Jake Adelstein, left, and Shoko Plambeck, hosts of the podcast "The Evaporated: Gone With The Gods," are pictured at a press conference at the Foreign Correspondents' Club of Japan in Tokyo on Dec. 8, 2022. (Kyodo)

TOKYO (Kyodo) -- A podcast exploring the curious phenomena of "johatsu," or "evaporated people," in Japan will be released Monday by Jake Adelstein, an American investigative journalist whose bold coverage on the Japanese underworld inspired the television series "Tokyo Vice."

    "The Evaporated: Gone With The Gods," co-hosted by Shoko Plambeck, a reporter and producer for podcast company Campside Media, is a nine-episode journey into an intriguing topic sometimes regarded as taboo in Japan, but that hits close to home for both hosts.

    "I had a missing person I wanted to find, which is my accountant Morimoto, who took all my money and my shoebox full of receipts in 2018, and vanished 10 days before tax day," Adelstein said at a pre-release press conference at the Foreign Correspondents' Club of Japan in Tokyo on Thursday.

    Adelstein, who has spent most of his career in Japan, is the author of "Tokyo Vice: An American Reporter on the Police Beat in Japan" published in 2009. The memoir, which recounts his experiences as the first non-Japanese reporter for major Japanese daily the Yomiuri Shimbun, was adapted this year into an American drama series of the same name.

    Using the search of the missing accountant as a running theme, the new podcast delves into the world of disappearances in Japan where around 80,000 people a year go missing, and the interplay between police, yakuza, and private detectives.

    "I think that the podcast that we did is really unique within the true crime genre because it's an anthology," said Plambeck, who as a child went into hiding with her family in Japan after her father was involved in an incident in the United States.

    "It doesn't just follow one specific case, it collects all these different examples of evaporation in Japan to give you an idea of what the landscape of evaporation is like," she added.

    According to data from the National Police Agency, over 79,000 people last year went missing in Japan.
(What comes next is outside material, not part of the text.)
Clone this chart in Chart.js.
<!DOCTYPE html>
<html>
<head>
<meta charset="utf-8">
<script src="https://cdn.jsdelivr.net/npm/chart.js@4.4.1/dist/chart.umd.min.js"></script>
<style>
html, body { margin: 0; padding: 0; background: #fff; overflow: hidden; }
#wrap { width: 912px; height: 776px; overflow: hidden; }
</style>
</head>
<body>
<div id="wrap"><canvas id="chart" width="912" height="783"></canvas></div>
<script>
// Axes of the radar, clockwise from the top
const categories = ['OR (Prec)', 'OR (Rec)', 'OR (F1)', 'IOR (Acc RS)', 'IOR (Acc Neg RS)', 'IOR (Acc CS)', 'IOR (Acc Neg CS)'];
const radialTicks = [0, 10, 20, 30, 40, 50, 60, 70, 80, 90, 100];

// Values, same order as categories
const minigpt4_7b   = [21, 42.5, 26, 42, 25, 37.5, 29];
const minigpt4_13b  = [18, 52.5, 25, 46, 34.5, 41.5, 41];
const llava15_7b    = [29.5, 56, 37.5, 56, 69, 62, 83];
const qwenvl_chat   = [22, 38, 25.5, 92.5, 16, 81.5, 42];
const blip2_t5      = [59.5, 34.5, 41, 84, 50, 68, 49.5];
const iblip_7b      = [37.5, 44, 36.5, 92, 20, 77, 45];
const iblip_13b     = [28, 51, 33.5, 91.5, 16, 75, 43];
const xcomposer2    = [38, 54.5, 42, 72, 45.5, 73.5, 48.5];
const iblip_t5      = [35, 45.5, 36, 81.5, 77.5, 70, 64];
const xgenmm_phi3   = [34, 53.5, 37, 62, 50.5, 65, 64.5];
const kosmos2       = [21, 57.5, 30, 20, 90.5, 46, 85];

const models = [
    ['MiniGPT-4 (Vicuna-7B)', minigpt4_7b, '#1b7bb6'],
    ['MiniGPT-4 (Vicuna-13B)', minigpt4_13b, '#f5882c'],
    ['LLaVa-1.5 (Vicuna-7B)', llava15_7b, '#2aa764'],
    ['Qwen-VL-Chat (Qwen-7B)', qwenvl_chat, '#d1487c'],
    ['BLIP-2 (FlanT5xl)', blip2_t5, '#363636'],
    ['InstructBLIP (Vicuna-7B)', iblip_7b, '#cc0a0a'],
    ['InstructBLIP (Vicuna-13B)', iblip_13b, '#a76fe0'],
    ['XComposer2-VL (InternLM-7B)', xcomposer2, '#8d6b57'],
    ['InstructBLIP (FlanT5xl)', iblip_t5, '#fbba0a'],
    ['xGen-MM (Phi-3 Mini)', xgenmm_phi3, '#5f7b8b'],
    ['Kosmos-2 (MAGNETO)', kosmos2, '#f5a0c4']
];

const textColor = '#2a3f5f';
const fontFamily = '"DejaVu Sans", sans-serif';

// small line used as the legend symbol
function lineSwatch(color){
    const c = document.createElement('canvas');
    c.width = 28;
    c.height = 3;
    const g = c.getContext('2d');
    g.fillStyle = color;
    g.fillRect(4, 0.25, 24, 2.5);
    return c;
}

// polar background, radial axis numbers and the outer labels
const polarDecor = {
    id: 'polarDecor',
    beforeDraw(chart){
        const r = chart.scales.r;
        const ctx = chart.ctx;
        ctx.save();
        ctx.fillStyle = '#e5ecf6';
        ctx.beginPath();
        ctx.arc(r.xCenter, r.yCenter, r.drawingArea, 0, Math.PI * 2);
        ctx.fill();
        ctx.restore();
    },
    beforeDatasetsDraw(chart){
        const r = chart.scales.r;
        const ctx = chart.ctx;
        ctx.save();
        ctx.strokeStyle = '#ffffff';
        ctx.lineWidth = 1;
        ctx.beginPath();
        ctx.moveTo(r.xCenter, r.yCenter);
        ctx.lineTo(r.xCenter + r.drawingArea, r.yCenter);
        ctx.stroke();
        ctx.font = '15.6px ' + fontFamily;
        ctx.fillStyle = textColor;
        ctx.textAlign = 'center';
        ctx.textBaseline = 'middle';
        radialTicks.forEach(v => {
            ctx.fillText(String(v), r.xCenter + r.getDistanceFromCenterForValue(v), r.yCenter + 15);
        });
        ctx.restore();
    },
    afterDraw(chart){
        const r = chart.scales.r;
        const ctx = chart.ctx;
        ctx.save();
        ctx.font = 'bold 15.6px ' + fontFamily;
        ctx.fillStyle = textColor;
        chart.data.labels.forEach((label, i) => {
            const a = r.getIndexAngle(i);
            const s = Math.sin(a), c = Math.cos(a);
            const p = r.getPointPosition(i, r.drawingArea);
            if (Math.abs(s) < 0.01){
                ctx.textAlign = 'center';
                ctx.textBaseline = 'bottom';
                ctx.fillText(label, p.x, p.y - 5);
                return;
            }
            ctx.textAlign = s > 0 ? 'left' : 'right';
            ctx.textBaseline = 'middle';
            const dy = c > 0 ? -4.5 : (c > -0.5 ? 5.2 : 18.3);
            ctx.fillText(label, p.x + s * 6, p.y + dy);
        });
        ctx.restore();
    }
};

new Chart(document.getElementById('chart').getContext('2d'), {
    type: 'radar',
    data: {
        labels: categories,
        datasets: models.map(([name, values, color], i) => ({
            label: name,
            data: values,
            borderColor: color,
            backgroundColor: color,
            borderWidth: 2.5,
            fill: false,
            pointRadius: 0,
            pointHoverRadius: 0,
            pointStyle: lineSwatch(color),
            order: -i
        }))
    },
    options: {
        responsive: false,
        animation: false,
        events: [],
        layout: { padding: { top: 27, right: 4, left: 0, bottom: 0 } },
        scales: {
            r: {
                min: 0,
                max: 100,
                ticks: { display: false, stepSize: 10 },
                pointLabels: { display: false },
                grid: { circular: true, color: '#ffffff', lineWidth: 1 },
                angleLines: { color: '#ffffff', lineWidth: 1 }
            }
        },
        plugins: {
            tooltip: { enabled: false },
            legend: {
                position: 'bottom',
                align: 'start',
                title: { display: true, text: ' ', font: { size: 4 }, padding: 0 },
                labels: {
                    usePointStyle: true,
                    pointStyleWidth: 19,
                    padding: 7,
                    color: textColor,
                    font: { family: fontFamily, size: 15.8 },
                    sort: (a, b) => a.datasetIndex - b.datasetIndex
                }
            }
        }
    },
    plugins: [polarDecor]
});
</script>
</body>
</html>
The lack of a photo-based identification system and strict privacy laws are believed to be the reasons why it is so easy to vanish, or even steal someone else's identity.
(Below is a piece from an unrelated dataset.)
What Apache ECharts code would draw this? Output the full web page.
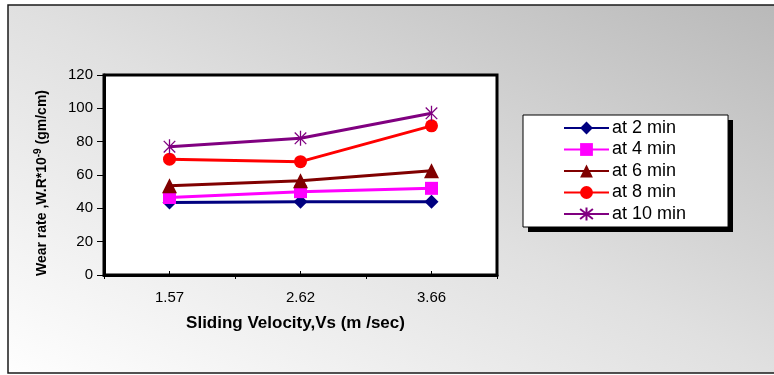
<!DOCTYPE html>
<html>
<head>
<meta charset="utf-8">
<style>
  html, body { margin: 0; padding: 0; background: #ffffff; }
  #chart { width: 774px; height: 375px; }
</style>
<script src="https://cdn.jsdelivr.net/npm/echarts@6/dist/echarts.min.js"></script>
</head>
<body>
<div id="chart"></div>
<script>
// Sliding velocity categories (m/sec)
const velocities = ['1.57', '2.62', '3.66'];

// Wear rate W.R x 10^-9 (gm/cm) for each test duration
const at2min = [43.5, 44, 44];
const at4min = [46.5, 50, 52];
const at6min = [53.5, 56.5, 62.5];
const at8min = [69.5, 68, 89.5];
const at10min = [77, 82, 97];

const seriesNames = ['at 2 min', 'at 4 min', 'at 6 min', 'at 8 min', 'at 10 min'];
const yTicks = [0, 20, 40, 60, 80, 100, 120];

const asterisk = 'path://M-1,-1L1,1M-1,1L1,-1M0,-1.3L0,1.3';
const FONT = 'Liberation Sans, Arial, sans-serif';

const chart = echarts.init(document.getElementById('chart'), null, { renderer: 'canvas' });

function lineSeries(name, data, color, symbol, size, extra) {
  return Object.assign({
    name: name,
    type: 'line',
    data: data,
    symbol: symbol,
    symbolSize: size,
    symbolKeepAspect: true,
    showAllSymbol: true,
    lineStyle: { color: color, width: 3 },
    itemStyle: { color: color },
    z: 3
  }, extra || {});
}

const option = {
  animation: false,
  textStyle: { fontFamily: FONT },
  graphic: [
    {
      // chart-area frame with its diagonal grey wash
      type: 'rect',
      z: -10,
      silent: true,
      shape: { x: 8, y: 5, width: 800, height: 368 },
      style: {
        fill: new echarts.graphic.LinearGradient(247, 488, 535, -110, [
          { offset: 0, color: '#fefefe' },
          { offset: 0.5, color: '#e0e0e0' },
          { offset: 1, color: '#b9b9b9' }
        ], true),
        stroke: '#1a1a1a',
        lineWidth: 1.5
      }
    },
    {
      // legend drop shadow
      type: 'rect',
      z: -5,
      silent: true,
      shape: { x: 528, y: 120, width: 205, height: 112 },
      style: { fill: '#000000' }
    }
  ],
  grid: {
    left: 104,
    right: 277,
    top: 75,
    bottom: 100,
    show: true,
    backgroundColor: '#ffffff',
    borderColor: '#000000',
    borderWidth: 3
  },
  legend: {
    orient: 'vertical',
    left: 523,
    top: 115,
    padding: [4, 42, 4, 40],
    itemWidth: 45,
    itemHeight: 16,
    itemGap: 3.5,
    backgroundColor: '#ffffff',
    borderColor: '#000000',
    borderWidth: 1,
    data: seriesNames,
    textStyle: { fontSize: 18, color: '#000000', fontFamily: FONT, padding: [0, 0, 0, -2] }
  },
  xAxis: [
    {
      type: 'category',
      data: velocities,
      boundaryGap: true,
      axisLine: { show: true, lineStyle: { color: '#000000', width: 3 } },
      axisTick: { show: true, inside: false, length: 4, lineStyle: { color: '#000000', width: 1 } },
      axisLabel: { fontSize: 15, color: '#000000', margin: 15 },
      name: 'Sliding Velocity,Vs (m /sec)',
      nameLocation: 'middle',
      nameGap: 40,
      nameTextStyle: { fontSize: 17, fontWeight: 'bold', color: '#000000', padding: [0, 10, 0, 0] }
    },
    {
      type: 'category',
      data: velocities,
      position: 'bottom',
      boundaryGap: true,
      axisLine: { show: false },
      axisTick: { show: true, inside: true, alignWithLabel: true, length: 4, lineStyle: { color: '#000000', width: 1 } },
      axisLabel: { show: false }
    }
  ],
  yAxis: {
    type: 'value',
    min: yTicks[0],
    max: yTicks[yTicks.length - 1],
    interval: 20,
    splitLine: { show: false },
    axisLine: { show: true, lineStyle: { color: '#000000', width: 3 } },
    axisTick: { show: true, inside: false, length: 7, lineStyle: { color: '#000000', width: 1 } },
    axisLabel: { fontSize: 15, color: '#000000', margin: 11 },
    name: 'Wear rate ,W.R*10{sup|-9} (gm/cm)',
    nameLocation: 'middle',
    nameRotate: 90,
    nameGap: 52,
    nameTextStyle: {
      fontSize: 14,
      fontWeight: 'bold',
      color: '#000000',
      padding: [0, 16, 0, 0],
      rich: {
        sup: { fontSize: 10, fontWeight: 'bold', color: '#000000', verticalAlign: 'top', padding: [0, 0, 9, 0] }
      }
    }
  },
  series: [
    lineSeries(seriesNames[0], at2min, '#000080', 'diamond', 14),
    lineSeries(seriesNames[1], at4min, '#ff00ff', 'rect', 13),
    lineSeries(seriesNames[2], at6min, '#800000', 'triangle', 15),
    lineSeries(seriesNames[3], at8min, '#ff0000', 'circle', 13),
    lineSeries(seriesNames[4], at10min, '#800080', asterisk, 15, {
      itemStyle: { color: '#800080', borderColor: '#800080', borderWidth: 1.3 }
    })
  ]
};

chart.setOption(option);
</script>
</body>
</html>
    In episode five of the podcast, which deals with the methods used to disappear, Adelstein and Plambeck explain that of the six documents that enable people to become someone else -- local registration, national health insurance card, official seal, certificate verifying authenticity of official seal, driver's license and a copy of a family registry -- only the driver's license has a photograph.

    "In society it seems very rigid and structured that so many people just take off and fade away, I just always found that a very interesting topic," Adelstein said.

    While some people orchestrate their own disappearance due to fear, shame or necessity, there are also many cases that turn out to be suicides, elderly people with dementia, or even foul play.

    "In Japan...there is a certain normalcy around disappearances, and that could contribute to one of the reasons why the police response on missing persons cases can be a little bit bleak," Plambeck said.

    Still, with the government pushing for almost all residents to obtain "My Number" national identification cards by March 2023, this oddity of Japanese society may soon become a thing of the past.

    "You could also say this podcast is about the art of vanishing, because when we're all carrying that card, it's going to be really difficult to become someone else," Adelstein said.